Connolly and the Mendicity Institute

One of the joys of undertaking to edit James Connolly’s early writings was the discovery of three previously unknown short stories which I came across through an extensive trawl of the archives.

Up to now his only known short story was ‘The Mendicity and its guests’ which was published in Worker’s Republic, 27 August 1898 and forgotten about until republished by Red Banner in March 2009.

Desmond Greaves wrongly calls it “A Night at the Mendicity” – a title he got from Desmond Ryan who edited Connolly’s writings in the 1940s along with William O’Brien and who told Greaves that the story “had to be suppressed.”
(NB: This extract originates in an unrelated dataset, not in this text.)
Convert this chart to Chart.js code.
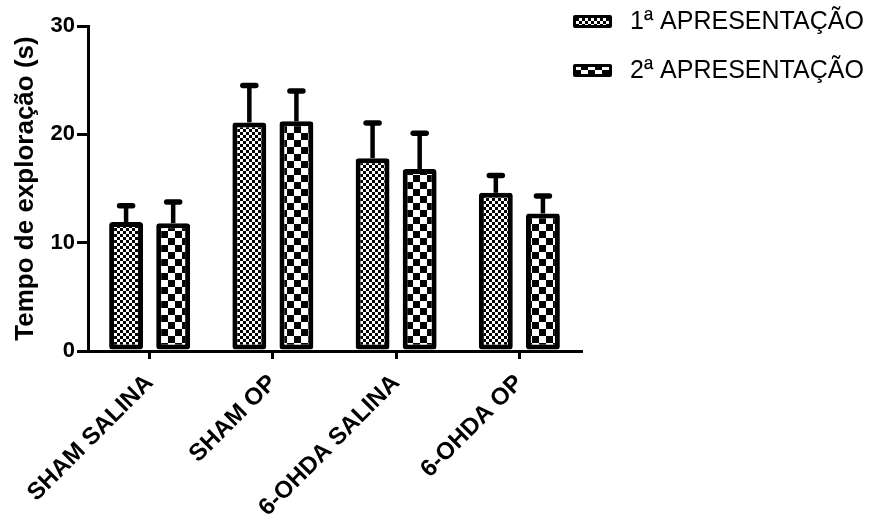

The protagonist of the story is homeless and without work or funds, and is clearly based on Connolly himself. Indeed, his earliest biographers referenced Connolly’s time as ‘tramping’ in Dublin and this may have been the reason why Ryan/O’Brien hid the story from public view.

One of the short stories I have rediscovered, though, is in a similar vein and seems to support the view that Connolly was indeed homeless in Dublin in the late 1880s before he returned to Scotland.

Even Berresford Ellis, in his 1973 edited collection of Connolly’s works, is unaware of its title and gets the publication date wrong – which raises questions over the research Ellis undertook as the story was at that stage freely available to view in the National Library.

However, an interesting geographical aspect to the Mendicity story is that the institute referenced in the title was about five doors up from the house where ‘The Dead’ by James Joyce is set.

Joyce once famously said that if Dublin was destroyed it could be reconstructed from the pages of Ulysses.

It’s a good line and shouldn’t be taken too seriously but of course Joyce’s Dublin is essentially the Catholic middle class Dublin on his youth.

The working class are rarely present, and when they are it is often as non-player characters.

Connolly and Joyce were of course contemporaries, both obsessed with Dublin, and both spent their lives writing about it in myriad ways.

The class-conscious eye of both, though, couldn’t have been more different. The working class Dublin of Connolly’s journalism is a million miles away from the parlours and Martello towers of Joyce.

This is no criticism of Joyce, who wrote brilliantly, but hopefully when the edited collection comes out this autumn Connolly’s writings on the lives & struggles of the working class of Dublin at the turn of the 20th c. will finally get the recognition it deserves.